**** GIVEN DATA
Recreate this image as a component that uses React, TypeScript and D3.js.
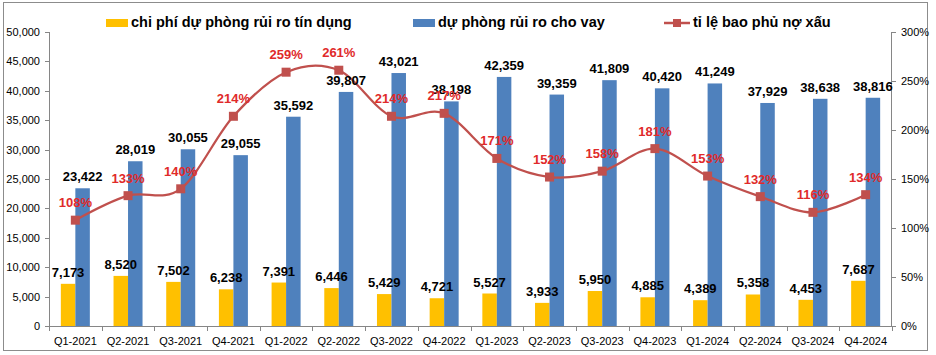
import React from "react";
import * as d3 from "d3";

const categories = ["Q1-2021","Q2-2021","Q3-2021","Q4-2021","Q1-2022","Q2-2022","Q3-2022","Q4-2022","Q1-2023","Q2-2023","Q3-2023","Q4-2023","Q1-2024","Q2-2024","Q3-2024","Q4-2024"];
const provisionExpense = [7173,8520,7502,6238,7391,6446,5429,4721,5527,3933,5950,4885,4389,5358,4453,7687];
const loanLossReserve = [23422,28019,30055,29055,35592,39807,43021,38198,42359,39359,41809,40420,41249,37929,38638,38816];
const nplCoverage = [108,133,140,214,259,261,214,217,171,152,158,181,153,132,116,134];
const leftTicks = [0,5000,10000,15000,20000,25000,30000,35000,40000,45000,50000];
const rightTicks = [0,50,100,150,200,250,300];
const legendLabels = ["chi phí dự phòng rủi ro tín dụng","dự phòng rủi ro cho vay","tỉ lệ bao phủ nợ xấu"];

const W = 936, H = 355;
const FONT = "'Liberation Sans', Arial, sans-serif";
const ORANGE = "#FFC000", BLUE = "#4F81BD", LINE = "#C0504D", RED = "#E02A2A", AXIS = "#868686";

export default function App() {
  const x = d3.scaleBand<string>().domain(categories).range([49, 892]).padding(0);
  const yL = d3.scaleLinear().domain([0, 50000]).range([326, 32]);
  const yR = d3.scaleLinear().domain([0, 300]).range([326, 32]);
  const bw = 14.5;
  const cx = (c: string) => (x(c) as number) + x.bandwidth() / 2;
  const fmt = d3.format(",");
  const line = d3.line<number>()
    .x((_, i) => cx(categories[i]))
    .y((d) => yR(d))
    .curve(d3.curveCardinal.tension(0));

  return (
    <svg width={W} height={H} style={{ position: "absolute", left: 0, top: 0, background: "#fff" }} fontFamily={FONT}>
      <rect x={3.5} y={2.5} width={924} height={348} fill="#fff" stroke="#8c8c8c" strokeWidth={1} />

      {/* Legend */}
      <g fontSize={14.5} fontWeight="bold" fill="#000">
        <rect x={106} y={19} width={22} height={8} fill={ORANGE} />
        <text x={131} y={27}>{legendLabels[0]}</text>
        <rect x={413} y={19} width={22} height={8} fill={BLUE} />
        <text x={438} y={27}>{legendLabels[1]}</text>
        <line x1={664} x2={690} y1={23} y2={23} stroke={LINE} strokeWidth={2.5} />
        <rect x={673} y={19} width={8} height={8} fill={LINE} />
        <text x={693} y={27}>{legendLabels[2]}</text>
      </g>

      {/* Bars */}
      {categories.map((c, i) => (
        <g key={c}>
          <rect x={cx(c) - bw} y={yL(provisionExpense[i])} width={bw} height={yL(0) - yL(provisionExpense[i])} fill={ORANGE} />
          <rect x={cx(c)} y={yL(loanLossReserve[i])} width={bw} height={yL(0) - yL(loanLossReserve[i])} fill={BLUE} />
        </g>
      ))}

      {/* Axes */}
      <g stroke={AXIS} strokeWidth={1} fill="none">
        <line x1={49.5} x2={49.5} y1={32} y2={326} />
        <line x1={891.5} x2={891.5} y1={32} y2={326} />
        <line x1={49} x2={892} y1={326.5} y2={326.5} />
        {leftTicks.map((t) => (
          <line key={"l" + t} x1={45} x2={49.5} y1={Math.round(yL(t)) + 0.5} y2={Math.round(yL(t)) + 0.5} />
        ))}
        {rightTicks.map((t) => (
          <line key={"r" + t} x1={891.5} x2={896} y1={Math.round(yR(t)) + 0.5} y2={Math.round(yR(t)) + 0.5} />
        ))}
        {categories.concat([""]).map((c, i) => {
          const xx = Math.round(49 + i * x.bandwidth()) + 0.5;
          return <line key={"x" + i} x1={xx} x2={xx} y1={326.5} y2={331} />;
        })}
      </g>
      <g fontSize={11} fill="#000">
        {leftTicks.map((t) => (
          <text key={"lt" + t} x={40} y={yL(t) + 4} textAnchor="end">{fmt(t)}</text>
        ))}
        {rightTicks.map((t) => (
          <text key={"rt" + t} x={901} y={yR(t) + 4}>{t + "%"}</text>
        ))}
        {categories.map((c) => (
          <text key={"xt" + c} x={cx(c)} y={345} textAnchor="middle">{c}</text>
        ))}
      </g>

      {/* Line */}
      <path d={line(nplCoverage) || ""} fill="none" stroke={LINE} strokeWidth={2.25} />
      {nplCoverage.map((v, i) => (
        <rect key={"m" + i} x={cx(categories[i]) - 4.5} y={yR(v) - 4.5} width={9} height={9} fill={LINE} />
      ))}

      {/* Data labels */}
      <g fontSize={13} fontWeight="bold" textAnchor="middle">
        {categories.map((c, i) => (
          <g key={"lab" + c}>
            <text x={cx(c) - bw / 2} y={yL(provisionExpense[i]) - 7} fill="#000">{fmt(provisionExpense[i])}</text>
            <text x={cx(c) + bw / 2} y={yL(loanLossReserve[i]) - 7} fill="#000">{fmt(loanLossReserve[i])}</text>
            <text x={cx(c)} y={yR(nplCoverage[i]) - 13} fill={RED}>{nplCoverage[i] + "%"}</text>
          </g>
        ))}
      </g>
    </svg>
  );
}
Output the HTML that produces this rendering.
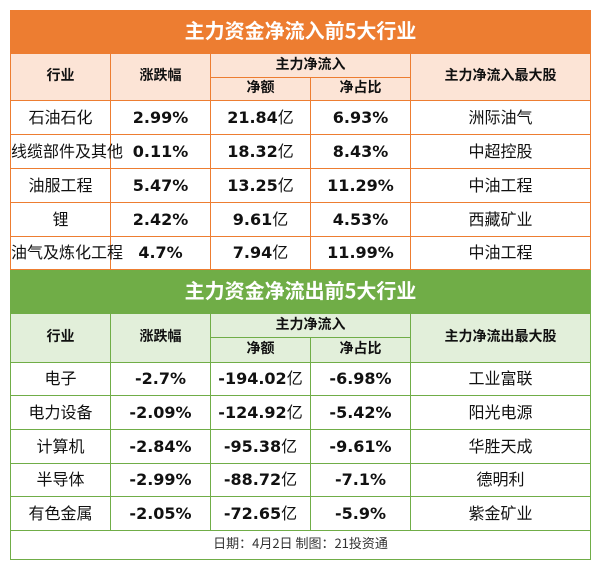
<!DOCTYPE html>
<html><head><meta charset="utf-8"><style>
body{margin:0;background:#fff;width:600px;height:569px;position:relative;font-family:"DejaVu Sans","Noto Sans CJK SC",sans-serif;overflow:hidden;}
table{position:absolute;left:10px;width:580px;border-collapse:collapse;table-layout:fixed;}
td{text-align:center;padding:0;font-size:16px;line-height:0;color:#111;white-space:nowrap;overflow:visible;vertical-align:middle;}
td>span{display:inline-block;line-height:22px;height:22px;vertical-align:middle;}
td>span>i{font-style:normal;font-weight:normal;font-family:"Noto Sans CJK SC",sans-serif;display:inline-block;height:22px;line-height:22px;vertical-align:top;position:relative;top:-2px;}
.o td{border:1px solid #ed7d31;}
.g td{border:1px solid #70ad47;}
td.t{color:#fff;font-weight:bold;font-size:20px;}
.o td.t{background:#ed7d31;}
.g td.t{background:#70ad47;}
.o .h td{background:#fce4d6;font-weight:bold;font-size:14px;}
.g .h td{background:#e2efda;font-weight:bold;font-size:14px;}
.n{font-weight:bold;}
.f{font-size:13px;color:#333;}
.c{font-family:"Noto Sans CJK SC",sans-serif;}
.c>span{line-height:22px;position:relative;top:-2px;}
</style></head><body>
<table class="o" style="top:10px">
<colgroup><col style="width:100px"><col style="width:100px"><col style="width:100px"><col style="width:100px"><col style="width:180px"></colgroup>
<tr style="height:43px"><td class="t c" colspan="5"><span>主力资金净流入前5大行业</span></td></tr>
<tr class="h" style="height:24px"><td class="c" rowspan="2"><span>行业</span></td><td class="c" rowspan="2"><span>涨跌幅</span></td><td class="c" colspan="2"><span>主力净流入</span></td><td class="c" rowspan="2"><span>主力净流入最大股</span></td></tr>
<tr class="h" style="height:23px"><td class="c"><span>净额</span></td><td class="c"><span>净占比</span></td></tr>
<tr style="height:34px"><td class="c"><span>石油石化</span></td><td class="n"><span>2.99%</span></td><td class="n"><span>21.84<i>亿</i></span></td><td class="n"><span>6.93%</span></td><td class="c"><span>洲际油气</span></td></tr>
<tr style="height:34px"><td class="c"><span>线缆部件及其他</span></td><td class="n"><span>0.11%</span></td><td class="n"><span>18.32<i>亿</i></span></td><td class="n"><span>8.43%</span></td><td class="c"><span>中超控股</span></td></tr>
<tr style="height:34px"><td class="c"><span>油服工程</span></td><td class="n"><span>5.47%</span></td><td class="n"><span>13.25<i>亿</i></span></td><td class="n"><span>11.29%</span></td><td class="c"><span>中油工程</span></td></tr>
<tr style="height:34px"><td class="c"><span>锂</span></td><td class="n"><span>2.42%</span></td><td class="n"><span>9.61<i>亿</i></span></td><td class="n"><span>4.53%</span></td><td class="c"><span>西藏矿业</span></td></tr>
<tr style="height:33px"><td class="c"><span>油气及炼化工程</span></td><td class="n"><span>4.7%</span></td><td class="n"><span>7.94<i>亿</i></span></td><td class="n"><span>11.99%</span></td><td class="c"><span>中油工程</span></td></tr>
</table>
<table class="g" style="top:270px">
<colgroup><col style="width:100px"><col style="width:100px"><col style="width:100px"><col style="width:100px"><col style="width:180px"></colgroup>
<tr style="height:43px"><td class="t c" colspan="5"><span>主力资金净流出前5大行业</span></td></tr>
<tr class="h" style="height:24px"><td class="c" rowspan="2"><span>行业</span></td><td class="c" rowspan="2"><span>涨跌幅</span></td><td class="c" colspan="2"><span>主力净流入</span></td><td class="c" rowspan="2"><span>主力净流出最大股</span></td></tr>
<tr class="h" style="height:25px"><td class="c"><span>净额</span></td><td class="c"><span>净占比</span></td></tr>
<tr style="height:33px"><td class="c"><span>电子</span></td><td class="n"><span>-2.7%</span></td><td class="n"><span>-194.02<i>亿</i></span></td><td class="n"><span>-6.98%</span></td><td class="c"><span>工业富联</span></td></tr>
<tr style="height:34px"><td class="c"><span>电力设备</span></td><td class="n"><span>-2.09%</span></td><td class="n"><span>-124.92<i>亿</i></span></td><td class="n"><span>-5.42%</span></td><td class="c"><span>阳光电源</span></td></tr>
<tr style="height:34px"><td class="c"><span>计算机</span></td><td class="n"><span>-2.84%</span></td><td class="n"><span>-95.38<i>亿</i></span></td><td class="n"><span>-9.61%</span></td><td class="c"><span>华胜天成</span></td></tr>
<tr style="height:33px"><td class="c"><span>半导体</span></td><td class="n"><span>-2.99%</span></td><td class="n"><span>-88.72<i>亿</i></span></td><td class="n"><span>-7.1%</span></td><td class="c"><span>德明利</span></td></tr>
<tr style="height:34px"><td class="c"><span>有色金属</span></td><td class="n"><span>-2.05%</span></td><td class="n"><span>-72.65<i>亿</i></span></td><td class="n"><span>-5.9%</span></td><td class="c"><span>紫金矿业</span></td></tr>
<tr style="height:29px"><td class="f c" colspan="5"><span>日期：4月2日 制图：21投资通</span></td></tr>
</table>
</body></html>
********
▶ _WORK TO BE COMPLETED_: Take the material above from its first line through the line holding "import * as" and set it down exactly, without the pictures.

▶ _FINAL RESULT_:
Recreate this image as a component that uses React, TypeScript and D3.js.
import React from "react";
import * as d3 from "d3";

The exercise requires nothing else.